EXERCISE PROMPT: Below is a listing to write out in full, exactly as given, without its pictures.

MATERIAL:
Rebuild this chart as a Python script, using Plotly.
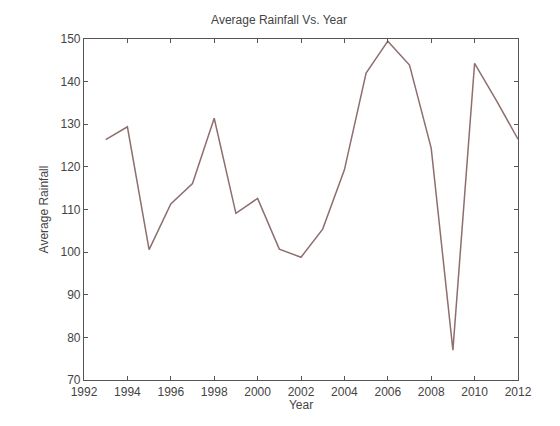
import plotly.graph_objects as go

# data
years = [1993, 1994, 1995, 1996, 1997, 1998, 1999, 2000, 2001, 2002,
         2003, 2004, 2005, 2006, 2007, 2008, 2009, 2010, 2011, 2012]
rainfall = [126.4, 129.4, 100.6, 111.3, 116.1, 131.4, 109.1, 112.6, 100.7, 98.8,
            105.4, 119.3, 142.0, 149.5, 143.9, 124.4, 77.0, 144.3, 135.6, 126.5]
x_ticks = list(range(1992, 2013, 2))
y_ticks = list(range(70, 151, 10))

font = dict(family="Liberation Sans, Arial", size=12, color="#444444")

fig = go.Figure()
fig.add_trace(go.Scatter(
    x=years, y=rainfall, mode="lines",
    line=dict(color="#8e6e6e", width=1.5),
    showlegend=False,
))

axis_style = dict(
    showline=True, linecolor="#555555", linewidth=1.2, mirror="ticks",
    ticks="inside", ticklen=4, tickcolor="#555555",
    showgrid=False, zeroline=False, automargin=False,
    tickfont=font,
)

# the page puts the plot 8px in from the top-left, so margins are offset
fig.update_layout(
    width=560, height=426,
    margin=dict(l=76, r=50, t=31, b=54),
    paper_bgcolor="white", plot_bgcolor="white",
    title=dict(text="Average Rainfall Vs. Year", x=0.484, xanchor="center",
               y=1 - 12 / 426, yanchor="middle",
               font=dict(family="Liberation Sans, Arial", size=12, color="#444444")),
    xaxis=dict(range=[1992, 2012], tickvals=x_ticks,
               title=dict(text="Year", standoff=0, font=font),
               **axis_style),
    yaxis=dict(range=[70, 150], tickvals=y_ticks,
               title=dict(text="Average Rainfall", standoff=9, font=font),
               **axis_style),
)

fig.write_html("out.html")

TASK OUTPUT:
Rebuild this chart as a Python script, using Plotly.
import plotly.graph_objects as go

# data
years = [1993, 1994, 1995, 1996, 1997, 1998, 1999, 2000, 2001, 2002,
         2003, 2004, 2005, 2006, 2007, 2008, 2009, 2010, 2011, 2012]
rainfall = [126.4, 129.4, 100.6, 111.3, 116.1, 131.4, 109.1, 112.6, 100.7, 98.8,
            105.4, 119.3, 142.0, 149.5, 143.9, 124.4, 77.0, 144.3, 135.6, 126.5]
x_ticks = list(range(1992, 2013, 2))
y_ticks = list(range(70, 151, 10))

font = dict(family="Liberation Sans, Arial", size=12, color="#444444")

fig = go.Figure()
fig.add_trace(go.Scatter(
    x=years, y=rainfall, mode="lines",
    line=dict(color="#8e6e6e", width=1.5),
    showlegend=False,
))

axis_style = dict(
    showline=True, linecolor="#555555", linewidth=1.2, mirror="ticks",
    ticks="inside", ticklen=4, tickcolor="#555555",
    showgrid=False, zeroline=False, automargin=False,
    tickfont=font,
)

# the page puts the plot 8px in from the top-left, so margins are offset
fig.update_layout(
    width=560, height=426,
    margin=dict(l=76, r=50, t=31, b=54),
    paper_bgcolor="white", plot_bgcolor="white",
    title=dict(text="Average Rainfall Vs. Year", x=0.484, xanchor="center",
               y=1 - 12 / 426, yanchor="middle",
               font=dict(family="Liberation Sans, Arial", size=12, color="#444444")),
    xaxis=dict(range=[1992, 2012], tickvals=x_ticks,
               title=dict(text="Year", standoff=0, font=font),
               **axis_style),
    yaxis=dict(range=[70, 150], tickvals=y_ticks,
               title=dict(text="Average Rainfall", standoff=9, font=font),
               **axis_style),
)

fig.write_html("out.html")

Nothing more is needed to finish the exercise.